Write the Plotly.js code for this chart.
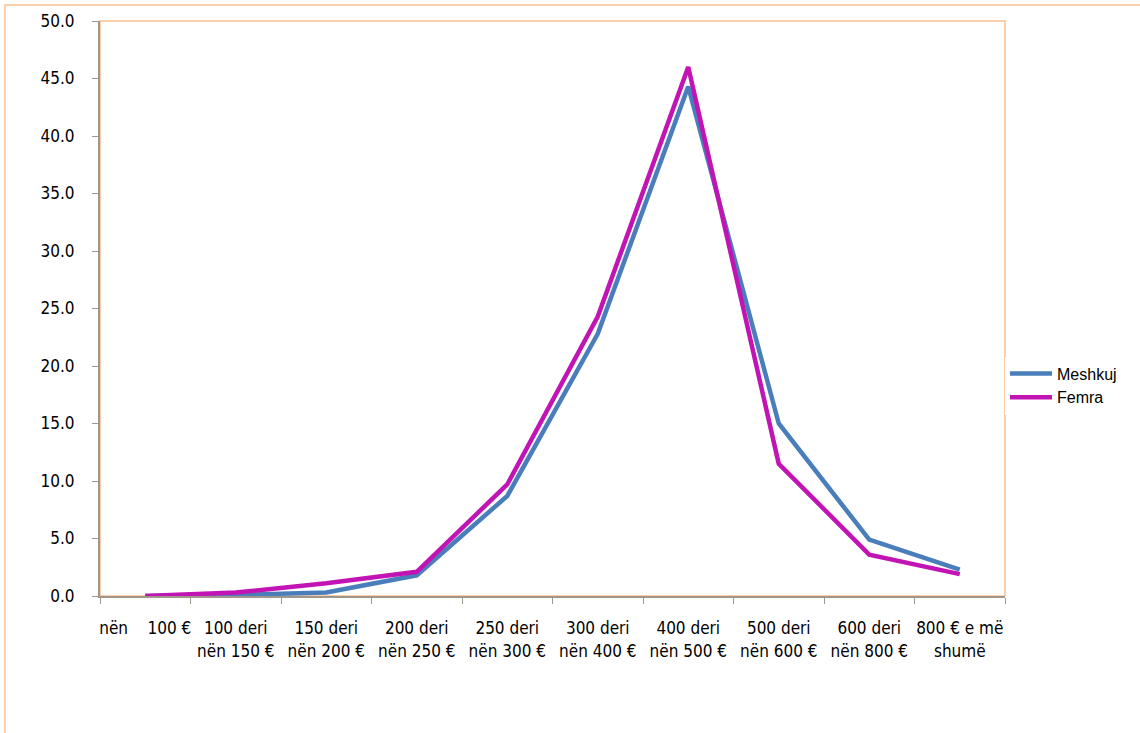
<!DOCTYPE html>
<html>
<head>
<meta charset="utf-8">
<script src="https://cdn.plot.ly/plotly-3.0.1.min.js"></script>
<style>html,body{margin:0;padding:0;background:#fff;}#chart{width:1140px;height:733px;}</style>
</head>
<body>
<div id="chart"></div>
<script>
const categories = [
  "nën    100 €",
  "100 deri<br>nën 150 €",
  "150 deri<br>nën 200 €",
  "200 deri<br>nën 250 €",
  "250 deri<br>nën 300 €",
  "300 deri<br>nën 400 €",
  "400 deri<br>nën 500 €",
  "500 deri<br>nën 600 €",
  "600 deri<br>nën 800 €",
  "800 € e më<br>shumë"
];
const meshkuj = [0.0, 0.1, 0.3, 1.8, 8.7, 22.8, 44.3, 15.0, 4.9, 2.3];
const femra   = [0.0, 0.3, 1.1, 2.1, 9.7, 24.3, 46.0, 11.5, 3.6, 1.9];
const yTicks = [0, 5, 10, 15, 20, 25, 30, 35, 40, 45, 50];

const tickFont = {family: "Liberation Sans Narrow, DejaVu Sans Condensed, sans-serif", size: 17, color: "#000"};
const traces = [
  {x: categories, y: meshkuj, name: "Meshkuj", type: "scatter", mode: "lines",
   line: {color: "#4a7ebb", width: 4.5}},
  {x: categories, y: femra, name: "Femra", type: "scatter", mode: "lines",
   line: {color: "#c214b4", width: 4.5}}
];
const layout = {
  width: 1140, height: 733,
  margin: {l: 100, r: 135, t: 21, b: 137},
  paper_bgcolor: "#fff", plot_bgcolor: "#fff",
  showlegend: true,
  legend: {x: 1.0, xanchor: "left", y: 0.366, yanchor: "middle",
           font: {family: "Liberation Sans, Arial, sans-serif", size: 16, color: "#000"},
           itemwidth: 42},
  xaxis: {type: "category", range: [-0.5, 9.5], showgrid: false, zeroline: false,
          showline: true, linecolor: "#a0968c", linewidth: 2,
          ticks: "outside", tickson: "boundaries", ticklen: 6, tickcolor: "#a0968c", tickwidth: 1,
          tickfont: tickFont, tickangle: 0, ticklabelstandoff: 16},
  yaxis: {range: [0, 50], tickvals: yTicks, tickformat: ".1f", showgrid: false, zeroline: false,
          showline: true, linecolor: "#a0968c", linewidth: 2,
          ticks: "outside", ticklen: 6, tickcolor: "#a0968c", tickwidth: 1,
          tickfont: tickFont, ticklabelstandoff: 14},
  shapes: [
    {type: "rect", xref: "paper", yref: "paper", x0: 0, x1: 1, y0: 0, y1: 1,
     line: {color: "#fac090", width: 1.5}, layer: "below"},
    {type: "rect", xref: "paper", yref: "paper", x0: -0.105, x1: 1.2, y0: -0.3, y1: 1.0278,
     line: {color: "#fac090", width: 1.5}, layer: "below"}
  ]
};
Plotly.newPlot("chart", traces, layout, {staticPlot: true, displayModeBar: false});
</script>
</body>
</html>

□ □ □ □ □

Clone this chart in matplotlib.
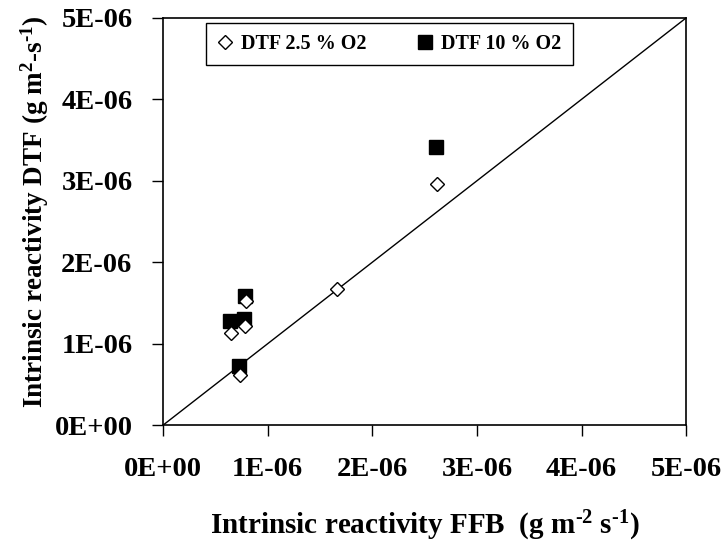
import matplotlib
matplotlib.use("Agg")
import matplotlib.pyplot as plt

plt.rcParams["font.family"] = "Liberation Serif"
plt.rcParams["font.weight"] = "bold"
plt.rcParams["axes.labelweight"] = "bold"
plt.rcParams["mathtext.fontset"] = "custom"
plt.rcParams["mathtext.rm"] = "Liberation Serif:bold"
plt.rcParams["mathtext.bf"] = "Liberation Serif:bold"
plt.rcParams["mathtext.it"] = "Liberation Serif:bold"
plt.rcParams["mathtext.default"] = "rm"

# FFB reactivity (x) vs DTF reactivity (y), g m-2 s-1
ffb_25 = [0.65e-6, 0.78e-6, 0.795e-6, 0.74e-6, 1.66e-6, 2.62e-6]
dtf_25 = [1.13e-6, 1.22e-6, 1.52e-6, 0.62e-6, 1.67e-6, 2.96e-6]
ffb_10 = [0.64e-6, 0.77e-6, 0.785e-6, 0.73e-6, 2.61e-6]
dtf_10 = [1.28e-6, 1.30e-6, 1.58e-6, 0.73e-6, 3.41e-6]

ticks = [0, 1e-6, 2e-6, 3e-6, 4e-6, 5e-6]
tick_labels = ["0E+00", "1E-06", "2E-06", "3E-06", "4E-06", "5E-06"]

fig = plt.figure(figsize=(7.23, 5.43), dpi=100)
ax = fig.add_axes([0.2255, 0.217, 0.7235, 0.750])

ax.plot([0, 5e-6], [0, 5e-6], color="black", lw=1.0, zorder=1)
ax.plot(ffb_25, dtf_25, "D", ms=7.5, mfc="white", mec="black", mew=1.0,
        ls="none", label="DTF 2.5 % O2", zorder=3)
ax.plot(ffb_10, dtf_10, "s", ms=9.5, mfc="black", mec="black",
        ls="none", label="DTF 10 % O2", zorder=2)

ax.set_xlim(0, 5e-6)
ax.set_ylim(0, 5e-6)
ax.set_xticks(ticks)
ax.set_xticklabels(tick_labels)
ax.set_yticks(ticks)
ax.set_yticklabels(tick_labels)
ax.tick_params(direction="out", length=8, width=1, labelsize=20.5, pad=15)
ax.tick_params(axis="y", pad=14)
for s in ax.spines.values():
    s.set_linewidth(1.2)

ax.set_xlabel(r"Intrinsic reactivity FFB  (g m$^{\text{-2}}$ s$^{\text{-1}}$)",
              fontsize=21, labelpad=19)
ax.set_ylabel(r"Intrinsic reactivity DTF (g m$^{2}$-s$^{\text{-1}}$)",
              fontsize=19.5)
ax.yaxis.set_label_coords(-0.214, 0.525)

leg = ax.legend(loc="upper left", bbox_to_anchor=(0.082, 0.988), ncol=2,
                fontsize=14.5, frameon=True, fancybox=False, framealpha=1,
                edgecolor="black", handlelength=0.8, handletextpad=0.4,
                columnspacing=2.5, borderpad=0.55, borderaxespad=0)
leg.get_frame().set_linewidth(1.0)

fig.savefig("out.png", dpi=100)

□ □ □ □ □

- [What this task involves]: Go through the records above and copy every line with the word "matplotlib".

- [Result]:
Clone this chart in matplotlib.
import matplotlib
matplotlib.use("Agg")
import matplotlib.pyplot as plt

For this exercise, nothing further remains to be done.